Political perspectives tend to distort reality and gloss over inconsistencies. They often box discussions into certain parameters that create disagreement. A mentality is fostered such that disagreement means enmity.
Just because I disagree with “A” policy does not mean I wish “B” person was dead or harmed, or even that I am indifferent. Just because I think “C” is a really bad idea, does not mean I think “D” person is of less value than any other person. It does mean that I don’t regard people who hold positions of political power, often referred to as “serving the public,” as deserving more respect than any other person. If someone does something because they think it is right, well, fine, but those who think it is wrong are not “haters.” They might be mad at how they are being treated, but is that more “hateful” than those who use their position over others to get their own way? Some people might express their frustration in questionable ways, but it is not the disagreement that makes them wrong, it is their actions.
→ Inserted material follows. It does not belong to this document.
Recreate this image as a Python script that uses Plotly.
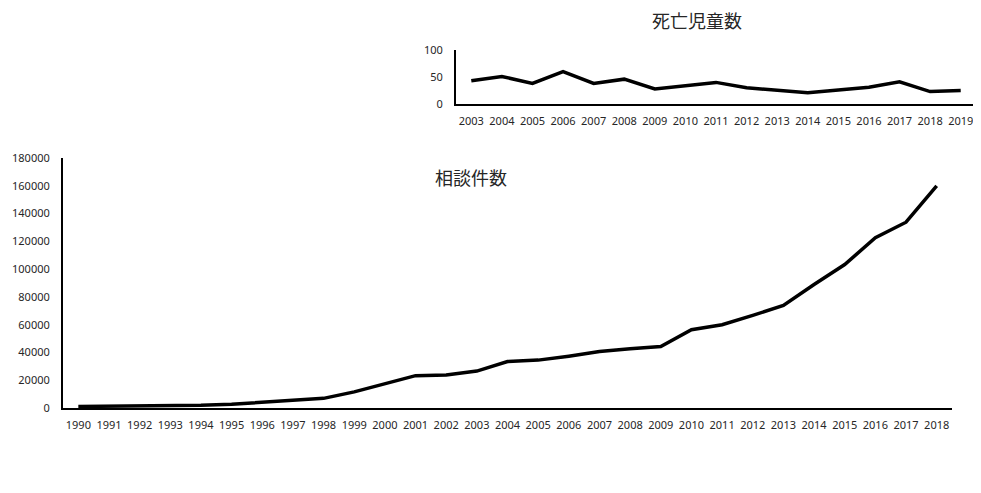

So what are your core values? I find that mine have been distilled down to four basic themes. Upon reflection, I can say these have been stable since my youth, although I could not have defined them as well as now AND I had not evaluated well how they got along with certain political perspectives that were pushed by either government school or religious organization. My parents were pretty non-political and, although core values were graciously and logically presented, the political implications and realities were not.
-Individual freedom for every adult
-Honesty in my own actions
-Working diligently to care for those who are obviously my responsibility
-Finding ways to personally love others with God’s love, which can mean anything from being kind to helping drastically.
It all starts to sound a lot like loving your neighbor as yourself. Knowledge that I now have a firm grip on my core values brings peace to my mind in the midst of various political fights. I could discuss how I apply these core values in daily life, all without anyone else’s political coercion or “help.”